Discreet nudists -- some members of organized clubs such as Chesapeake Jay Birds or the Delmarva Suncatchers -- are willing to hike 30 minutes or so along the remote, 6-mile strip of sand between Assateague State Park and the Ocean City inlet.

Internet sites maintained by groups such as the 70-year-old American Association for Nude Recreation post scenic photographs of and directions to the unofficial "clothing optional" beach two miles north of the state park boundary. They also offer tips on "nude beach etiquette" that encourage naturists to be discreet and cover up when approached by rangers or "textiles," as many nudists refer to clothed beachgoers.

"We have a pretty good relationship with the park service," says Turner V. Stokes, 73, a retired electrical engineer from Leesburg, Va., who for more than 15 years has acted as an intermediary between nudist groups and federal officials.

"We encourage people to be responsible, not to flaunt nudity around those who might be offended. ... Frankly, I don't think there are a lot of rangers interested in aggressive enforcement as long as people behave responsibly," Stokes said.

John C. Burns, the national park's chief ranger, says problems caused by nudists -- perhaps up to 40 scatted along the north beach on a busy summer weekend -- are negligible compared with the number of drug possession, public intoxication and disorderly conduct offenses his 12-member staff routinely handles every summer.

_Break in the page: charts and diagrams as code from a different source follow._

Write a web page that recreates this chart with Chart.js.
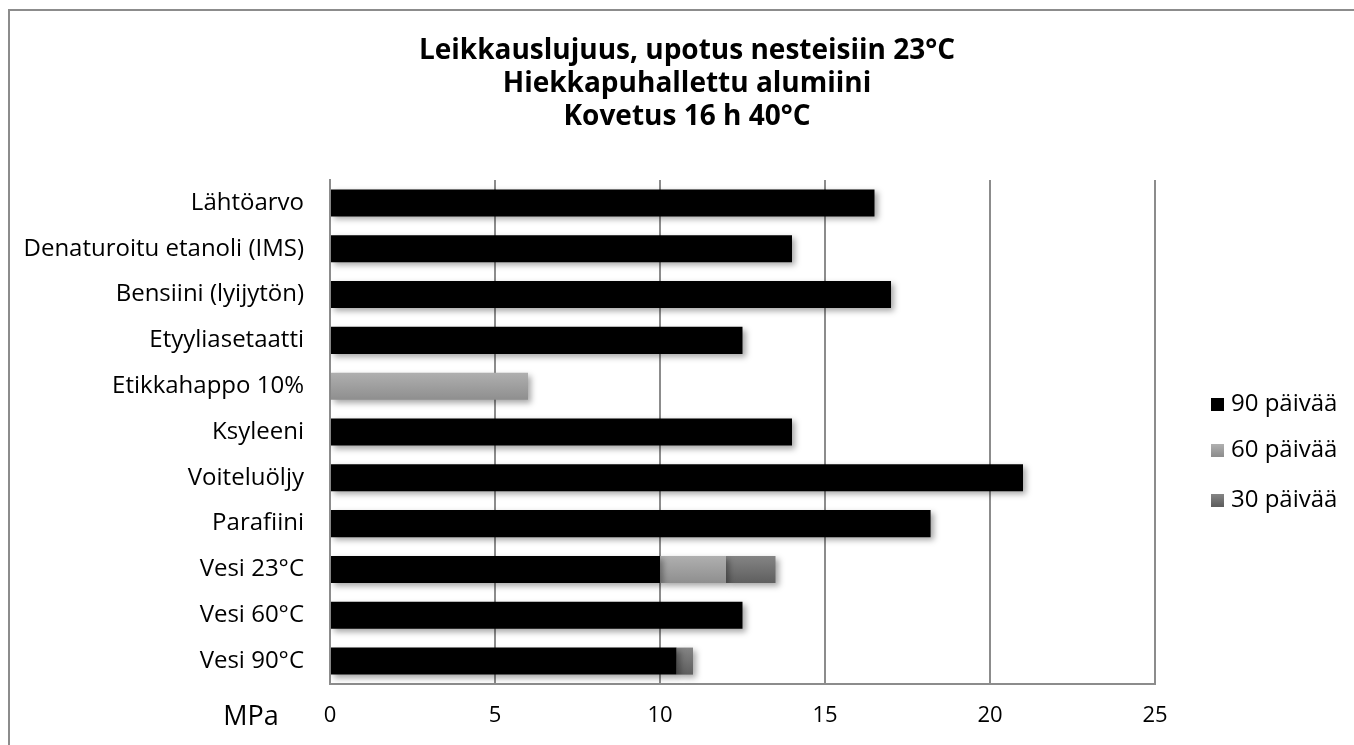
<!DOCTYPE html>
<html>
<head>
<meta charset="utf-8">
<script src="https://cdn.jsdelivr.net/npm/chart.js@4"></script>
<style>
  html, body { margin: 0; padding: 0; background: #fff; }
  #wrap { width: 1354px; height: 745px; position: relative; }
</style>
</head>
<body>
<div id="wrap"><canvas id="myChart" width="1354" height="745"></canvas></div>
<script>
// data
const categories = ["Lähtöarvo", "Denaturoitu etanoli (IMS)", "Bensiini (lyijytön)", "Etyyliasetaatti",
  "Etikkahappo 10%", "Ksyleeni", "Voiteluöljy", "Parafiini", "Vesi 23°C", "Vesi 60°C", "Vesi 90°C"];
const days90 = [16.5, 14, 17, 12.5, 0, 14, 21, 18.2, 10, 12.5, 10.5];
const days60 = [0, 0, 0, 0, 6, 0, 0, 0, 2, 0, 0];
const days30 = [0, 0, 0, 0, 0, 0, 0, 0, 1.5, 0, 0.5];
const seriesNames = ["90 päivää", "60 päivää", "30 päivää"];
const titleLines = ["Leikkauslujuus, upotus nesteisiin 23°C", "Hiekkapuhallettu alumiini", "Kovetus 16 h 40°C"];
const axisUnit = "MPa";

const FONT = "'Open Sans', sans-serif";

// vertical gradient over each bar
function barGradient(top, bottom) {
  return (ctx) => {
    const chart = ctx.chart;
    const y = chart.scales.y;
    if (!y || !chart.chartArea || ctx.dataIndex === undefined) return bottom;
    const cy = y.getPixelForValue(ctx.dataIndex);
    const half = 14;
    const g = chart.ctx.createLinearGradient(0, cy - half, 0, cy + half);
    g.addColorStop(0, top);
    g.addColorStop(1, bottom);
    return g;
  };
}

const swatchTop = ["#000000", "#b0b0b0", "#858585"];
const swatchBottom = ["#000000", "#8e8e8e", "#5e5e5e"];

const decor = {
  id: "decor",
  beforeDraw(chart) {
    const c = chart.ctx;
    c.save();
    c.strokeStyle = "#8c8c8c";
    c.lineWidth = 2;
    c.strokeRect(9, 10, 1400, 800);
    // title
    c.fillStyle = "#000";
    c.font = "bold 28px " + FONT;
    c.textAlign = "center";
    c.textBaseline = "middle";
    titleLines.forEach((t, i) => c.fillText(t, 687, 51 + i * 33));
    c.restore();
  },
  beforeDatasetsDraw(chart) {
    const c = chart.ctx;
    c.save();
    c.shadowColor = "rgba(0,0,0,0.35)";
    c.shadowBlur = 6;
    c.shadowOffsetX = 3;
    c.shadowOffsetY = 3;
  },
  afterDatasetsDraw(chart) {
    chart.ctx.restore();
  },
  afterDraw(chart) {
    const c = chart.ctx;
    c.save();
    // unit label left of the first tick
    c.fillStyle = "#000";
    c.font = "27px " + FONT;
    c.textAlign = "center";
    c.textBaseline = "middle";
    c.fillText(axisUnit, 251, 717);
    // legend
    c.font = "24px " + FONT;
    c.textAlign = "left";
    const ys = [404, 450, 500];
    chart.data.datasets.forEach((ds, i) => {
      const g = c.createLinearGradient(0, ys[i] - 6, 0, ys[i] + 6);
      g.addColorStop(0, swatchTop[i]);
      g.addColorStop(1, swatchBottom[i]);
      c.fillStyle = g;
      c.fillRect(1211, ys[i] - 6, 13, 13);
      c.fillStyle = "#000";
      c.fillText(ds.label, 1231, ys[i]);
    });
    c.restore();
  }
};

new Chart(document.getElementById("myChart"), {
  type: "bar",
  data: {
    labels: categories,
    datasets: [
      { label: seriesNames[0], data: days90, backgroundColor: "#000000" },
      { label: seriesNames[1], data: days60, backgroundColor: barGradient("#b0b0b0", "#8e8e8e") },
      { label: seriesNames[2], data: days30, backgroundColor: barGradient("#858585", "#5e5e5e") }
    ]
  },
  options: {
    indexAxis: "y",
    responsive: false,
    animation: false,
    layout: { padding: { left: 0, right: 199, top: 180, bottom: 0 } },
    datasets: { bar: { categoryPercentage: 1, barPercentage: 0.59, borderWidth: 0 } },
    plugins: {
      legend: { display: false },
      tooltip: { enabled: false },
      title: { display: false }
    },
    scales: {
      x: {
        stacked: true,
        min: 0,
        max: 25,
        ticks: { stepSize: 5, color: "#000", padding: 19, font: { family: FONT, size: 22 } },
        grid: { color: "#8c8c8c", lineWidth: 2, drawTicks: false },
        border: { color: "#8c8c8c", width: 2 },
        afterFit(scale) { scale.height = 61; }
      },
      y: {
        stacked: true,
        ticks: { color: "#000", padding: 26, font: { family: FONT, size: 24 } },
        grid: { display: false, drawTicks: false },
        border: { color: "#8c8c8c", width: 2 },
        afterFit(scale) { scale.width = 330; }
      }
    }
  },
  plugins: [decor]
});
</script>
</body>
</html>
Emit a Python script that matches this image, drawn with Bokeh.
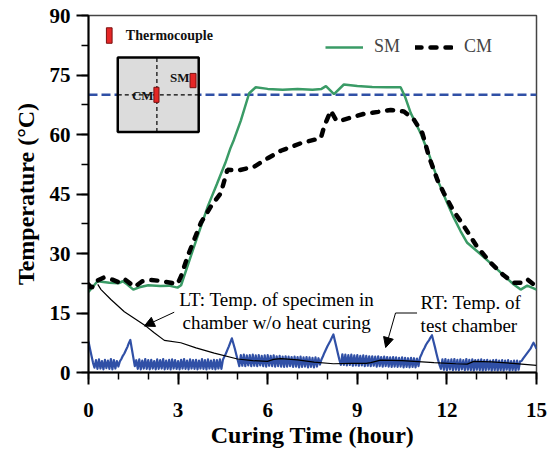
import numpy as np
from bokeh.plotting import figure
from bokeh.models import Range1d, FixedTicker, Label, Arrow, NormalHead
from bokeh.core.properties import value
from bokeh.embed import file_html
from bokeh.resources import INLINE

# ---------------- data ----------------
x_ticks = [0, 3, 6, 9, 12, 15]
x_minor = [0, 1, 2, 3, 4, 5, 6, 7, 8, 9, 10, 11, 12, 13, 14, 15]
y_ticks = [0, 15, 30, 45, 60, 75, 90]
y_minor = [0, 7.5, 15, 22.5, 30, 37.5, 45, 52.5, 60, 67.5, 75, 82.5, 90]

target_temp = 70

sm_t = [0, 0.3, 0.7, 1.0, 1.15, 1.3, 1.5, 1.7, 2.0, 2.4, 2.7, 2.98, 3.1, 3.5, 4.0, 4.3,
        4.58, 4.75, 4.87, 5.1, 5.38, 5.6, 6.0, 6.5, 7.0, 7.5, 7.8, 7.95, 8.22, 8.55, 9.0,
        9.5, 10.0, 10.45, 10.6, 10.79, 11.12, 11.4, 11.73, 11.96, 12.2, 12.46, 12.68,
        13.13, 13.57, 14.0, 14.24, 14.47, 14.69, 14.85, 15.0]
sm_T = [20.3, 23.0, 22.6, 22.5, 23.0, 22.2, 20.9, 21.5, 22.0, 21.8, 21.9, 21.4, 22.0, 31.0,
        42.0, 47.5, 52.8, 56.5, 58.7, 63.5, 70.4, 71.9, 71.5, 71.3, 71.5, 71.3, 71.5, 72.2,
        70.2, 72.6, 72.2, 72.0, 71.9, 71.9, 69.5, 65.4, 60.3, 55.0, 47.8, 43.6, 39.5, 35.6,
        32.7, 29.8, 26.8, 23.8, 22.2, 20.9, 21.9, 21.4, 20.9]

cm_t = [0, 0.1, 0.25, 0.5, 0.8, 1.0, 1.2, 1.4, 1.55, 1.8, 2.1, 2.4, 2.7, 2.98, 3.1, 3.32,
        3.76, 4.1, 4.43, 4.65, 4.99, 5.55, 6.0, 6.44, 7.11, 7.78, 7.89, 8.11, 8.3, 8.44,
        9.22, 9.7, 10.12, 10.56, 10.9, 11.18, 11.4, 11.68, 11.9, 12.2, 12.57, 13.0, 13.46,
        13.9, 14.24, 14.5, 14.69, 14.97]
cm_T = [22.2, 21.3, 23.0, 23.9, 23.4, 22.8, 23.6, 22.4, 21.6, 23.0, 23.3, 23.1, 22.7, 22.3,
        24.3, 29.3, 37.7, 41.9, 45.2, 51.1, 50.9, 51.9, 54.0, 55.9, 57.8, 59.1, 62.0, 66.0,
        63.5, 63.5, 65.2, 65.7, 66.2, 65.8, 63.7, 60.3, 54.4, 48.6, 45.2, 41.0, 36.9, 31.8,
        27.7, 24.5, 22.6, 22.6, 23.5, 21.8]

lt_t = [0.31, 0.42, 0.75, 1.2, 1.87, 2.2, 2.54, 3.09, 3.6, 4.21, 4.99, 5.5, 5.99, 6.2, 6.44,
        7.0, 7.55, 8.2, 8.8, 9.3, 9.45, 9.78, 10.5, 11.57, 12.3, 12.68, 12.9, 13.5, 14.2, 15.0]
lt_T = [22.2, 20.9, 18.4, 15.3, 12.0, 10.0, 8.1, 7.5, 6.2, 4.9, 3.4, 3.0, 2.8, 3.3, 3.5,
        3.2, 2.6, 2.2, 2.3, 2.3, 2.5, 3.1, 3.0, 2.5, 2.2, 2.1, 2.8, 2.7, 2.3, 1.8]

# room temperature, sampled every 0.05 h from 0 to 15 h
rt_T = [7.8, 6.0, 4.2, 2.5, 1.2,
        3.1, 0.9, 3.3, 1.0, 2.9, 0.8, 3.2, 1.1, 3.0, 0.9, 3.4, 0.8, 3.1, 1.0, 2.9, 1.5,
        2.8, 3.4, 4.2, 4.8, 5.6, 6.4, 7.4, 8.2, 6.0, 3.8, 1.6,
        3.1, 0.9, 3.3, 0.8, 3.0, 1.0, 3.4, 0.9, 3.1, 0.8,
        3.2, 1.0, 2.9, 0.8, 3.3, 0.9, 3.1, 1.0, 3.4, 0.8,
        3.0, 0.9, 3.2, 0.8, 3.3, 1.0, 3.1, 0.9, 2.9, 0.8,
        3.2, 1.0, 3.4, 0.9, 3.0, 0.8, 3.3, 1.0, 3.1, 0.9,
        3.2, 0.8, 3.0, 1.0, 3.4, 0.9, 3.1, 0.8, 3.3, 1.0,
        3.0, 0.9, 3.2, 0.8, 3.1, 1.0, 3.3, 0.9,
        3.2, 4.0, 4.8, 5.7, 6.6, 7.6, 8.6, 7.3, 6.0, 4.5, 3.0, 1.6,
        4.4, 1.7, 4.5, 1.6, 4.3, 1.8, 4.4, 1.6, 4.5, 1.7,
        4.3, 1.6, 4.4, 1.8, 4.2, 1.6, 4.3, 1.5, 4.4, 1.7,
        4.2, 1.6, 4.3, 1.5, 4.1, 1.6, 4.2, 1.5, 4.0, 1.4,
        4.1, 1.5, 4.0, 1.6, 3.9, 1.4, 4.0, 1.5, 3.9, 1.3,
        4.0, 1.4, 3.8, 1.5, 3.9, 1.3, 3.8, 1.4, 3.7, 1.3,
        3.8, 1.5, 3.6, 2.0,
        3.3, 4.1, 5.0, 5.8, 6.6, 7.3, 8.0, 8.8, 9.6, 8.0, 6.4, 4.8, 3.2,
        1.9, 4.6, 1.9, 4.5, 1.8, 4.4, 1.9, 4.5, 1.7, 4.3,
        1.8, 4.4, 1.7, 4.2, 1.8, 4.3, 1.6, 4.2, 1.7, 4.1,
        1.6, 4.1, 1.7, 4.0, 1.5, 4.1, 1.6, 3.9, 1.5, 4.0,
        1.6, 3.9, 1.5, 3.8, 1.4, 3.9, 1.5, 3.8, 1.4, 3.7,
        1.5, 3.8, 1.3, 3.7, 1.4, 3.6, 1.3, 3.7, 1.4, 3.6,
        1.3, 3.5, 1.6,
        3.8, 4.6, 5.5, 6.2, 7.0, 7.6, 8.1, 8.8, 9.4, 7.9, 6.4, 4.8, 3.3, 2.0,
        0.9, 3.3, 0.7, 3.4, 0.6, 3.2, 0.8, 3.3, 0.6, 3.4,
        0.7, 3.2, 0.6, 3.3, 0.8, 3.1, 0.6, 3.4, 0.7, 3.2,
        0.6, 3.3, 0.5, 3.1, 0.7, 3.2, 0.6, 3.3, 0.5, 3.1,
        0.6, 3.2, 0.7, 3.0, 0.5, 3.1, 0.6, 3.2, 0.5, 3.0,
        0.6, 3.1, 0.5, 3.0, 0.7, 3.1, 0.5, 2.9, 0.6, 3.0,
        0.5, 3.0, 0.7, 2.8,
        2.9, 3.5, 4.0, 4.5, 5.0, 5.5, 6.0, 6.8, 7.5, 6.8, 6.0]
rt_t = list(np.linspace(0, 15, len(rt_T)))

# ---------------- styles ----------------
GREEN = "#3a9b66"
BLUE = "#3050a6"
SERIF = "Liberation Serif"

p = figure(width=560, height=450, x_range=Range1d(0, 15), y_range=Range1d(0, 90),
           output_backend="svg", toolbar_location=None,
           min_border_left=88, min_border_right=24, min_border_top=15, min_border_bottom=77)
p.xgrid.visible = False
p.ygrid.visible = False
p.outline_line_color = "#444444"
p.outline_line_width = 1.5
p.background_fill_color = "white"

p.xaxis.ticker = FixedTicker(ticks=x_ticks, minor_ticks=x_minor)
p.yaxis.ticker = FixedTicker(ticks=y_ticks, minor_ticks=y_minor)
p.xaxis.axis_label = "Curing Time (hour)"
p.yaxis.axis_label = "Temperature (°C)"
for ax in (p.xaxis[0], p.yaxis[0]):
    ax.axis_line_width = 2
    ax.axis_line_color = "black"
    ax.major_tick_line_width = 2
    ax.minor_tick_line_width = 1.5
    ax.major_tick_in = 0
    ax.major_tick_out = 12
    ax.minor_tick_in = 0
    ax.minor_tick_out = 7
    ax.major_label_text_font = SERIF
    ax.major_label_text_font_style = "bold"
    ax.major_label_text_font_size = "21px"
    ax.major_label_text_color = "black"
    ax.axis_label_text_font = SERIF
    ax.axis_label_text_font_style = "bold"
    ax.axis_label_text_font_size = "24px"
    ax.axis_label_text_color = "black"
p.xaxis.major_label_standoff = 18
p.xaxis.axis_label_standoff = 2
p.yaxis.major_label_standoff = 6
p.yaxis.axis_label_standoff = 8

# target temperature line
p.line([x_ticks[0], x_ticks[-1]], [target_temp, target_temp], line_color=BLUE,
       line_width=2.5, line_dash="9 4")

# inset sketch of the specimen
p.quad(left=[0.98], right=[3.69], bottom=[60.6], top=[79.4], fill_color="#dcdcdc",
       line_color="black", line_width=2.5)
p.line([2.29, 2.29], [60.6, 79.4], line_color="black", line_width=1.2, line_dash="4 3")
p.line([0.98, 3.69], [70, 70], line_color="black", line_width=1.2, line_dash="4 3")
p.quad(left=[2.19, 3.40, 0.60], right=[2.36, 3.60, 0.79], bottom=[68.1, 71.8, 83.0],
       top=[71.9, 75.4, 86.9], fill_color="#e52626", line_color="#7a1010", line_width=1)
p.text(x=[3.38, 2.18], y=[74.3, 69.8], text=["SM", "CM"], text_font=value(SERIF),
       text_font_style="bold", text_font_size="13px", text_align="right",
       text_baseline="middle", text_color="#111111")
p.text(x=[1.25], y=[84.9], text=["Thermocouple"], text_font=value(SERIF),
       text_font_style="bold", text_font_size="14px", text_align="left",
       text_baseline="middle", text_color="#111111")

# curves
p.line(rt_t, rt_T, line_color=BLUE, line_width=2.2, line_join="round")
p.line(lt_t, lt_T, line_color="black", line_width=1.2)
p.line(sm_t, sm_T, line_color=GREEN, line_width=2.5, legend_label="SM")
p.line(cm_t, cm_T, line_color="black", line_width=4.5, line_dash="6 9", line_cap="round",
       legend_label="CM")

# annotations
for txt, xx, yy, al in [("LT: Temp. of specimen in", 6.3, 18.4, "center"),
                        ("chamber w/o heat curing", 6.3, 12.6, "center"),
                        ("RT: Temp. of", 11.12, 17.6, "left"),
                        ("test chamber", 11.12, 11.9, "left")]:
    p.add_layout(Label(x=xx, y=yy, text=txt, text_font=SERIF, text_font_size="19px",
                       text_align=al, text_baseline="middle", text_color="black"))

p.add_layout(Arrow(end=NormalHead(size=10, fill_color="black", line_color="black"),
                   x_start=2.87, y_start=15.2, x_end=1.87, y_end=11.7,
                   line_color="black", line_width=1))
p.line([11.0, 10.28], [15.0, 15.0], line_color="black", line_width=1)
p.add_layout(Arrow(end=NormalHead(size=10, fill_color="black", line_color="black"),
                   x_start=10.28, y_start=15.0, x_end=9.95, y_end=6.3,
                   line_color="black", line_width=1))

# legend
lg = p.legend[0]
lg.location = (237, 315)
lg.orientation = "horizontal"
lg.padding = 0
lg.margin = 0
lg.spacing = 15
lg.border_line_color = None
lg.background_fill_alpha = 0
lg.glyph_width = 38
lg.glyph_height = 20
lg.label_standoff = 11
lg.label_text_font = SERIF
lg.label_text_font_size = "18px"
lg.label_height = 20

open("out.html", "w").write(file_html(p, INLINE))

Still, Burns says, rangers have handed out more than 20 citations this summer, costing offenders $100 each. Occasionally, undercover rangers in bathing suits walk the north beach, looking for offenders. Rangers don't use binoculars, and nude sunbathers who quickly cover up usually are left alone.

"We are responsible for enforcing Maryland law within the park, but this has never been a major issue on our radar screen," Burns says. "Basic nudity is something we pay attention to, but we don't spend a lot of time up there, and we're not expending a lot of resources."

Workers at the 629-acre state park say they hear a few complaints each week from campers or beachgoers who have spotted naked people while shelling or strolling on the north beach.

Nude sunbathers used to frequent the southern end of the 39-mile barrier island, near Chincoteague, Va. The spot garnered national attention 17 years ago when a Playboy magazine article mentioned it.

Officials in Accomack County, Va., responded by passing an anti-nudity ordinance, with violations punishable by a $1,000 fine and up to 12 months in jail.

Several nudist groups spent more than $50,000 in a fruitless court fight aimed at overturning the nudity ban, says Stokes.

"We had a couple of years of a honeymoon with the U.S. Fish and Wildlife Service [which oversees the Virginia section of Assateague]," said Stokes. "They even allowed us to put up a couple portable toilets. But there was just too much publicity."

Now, regulars at the northern beach are wary of upsetting the de facto truce they have with federal park rangers. Their etiquette guidelines emphasize that "sex or sexual behavior is no more acceptable here than at any other beach. Family and friends come here to relax, not to be harassed or shocked."

Before a 1996 agreement that granted the park service the power to enforce Maryland law within the boundaries of federally owned parks in the state, nudists were pretty much ignored, Burns said.

In other areas of the country without anti-nudity laws, federal authorities have tried to accommodate nudist groups by designating some beaches as "clothing optional" areas.

In New Jersey, for example, one section of the 26,000-acre Gateway National Recreation Area, which includes scattered sites on both sides of New York's harbor, has been set aside as a nude beach. On busy weekends, more than 2,000 people crowd Gunnison Beach -- where swimmers are protected by clothed lifeguards.

"The park service tends to follow states, and New Jersey has always had very liberal laws on this," says Gateway spokesman Brian Feeney. "At Gunnison, nudity predates the park service. There were nudist colonies in New Jersey in the early part of the 20th century. It has that tradition."

Carolyn Hawkins, a 58-year-old Worcester County native who handles marketing and public relations for the 50,000-member American Association for Nude Recreation, says she treks out to Assateague whenever she visits family and friends in Ocean City.

"It may not ever be legal, but people always seem to have gone there," says Hawkins, who travels extensively, stopping at many of the association's 247 member clubs. "I prefer our clubs in some ways because you know you have your privacy. But no matter where you are, the idea is to shed your clothes and shed your stress."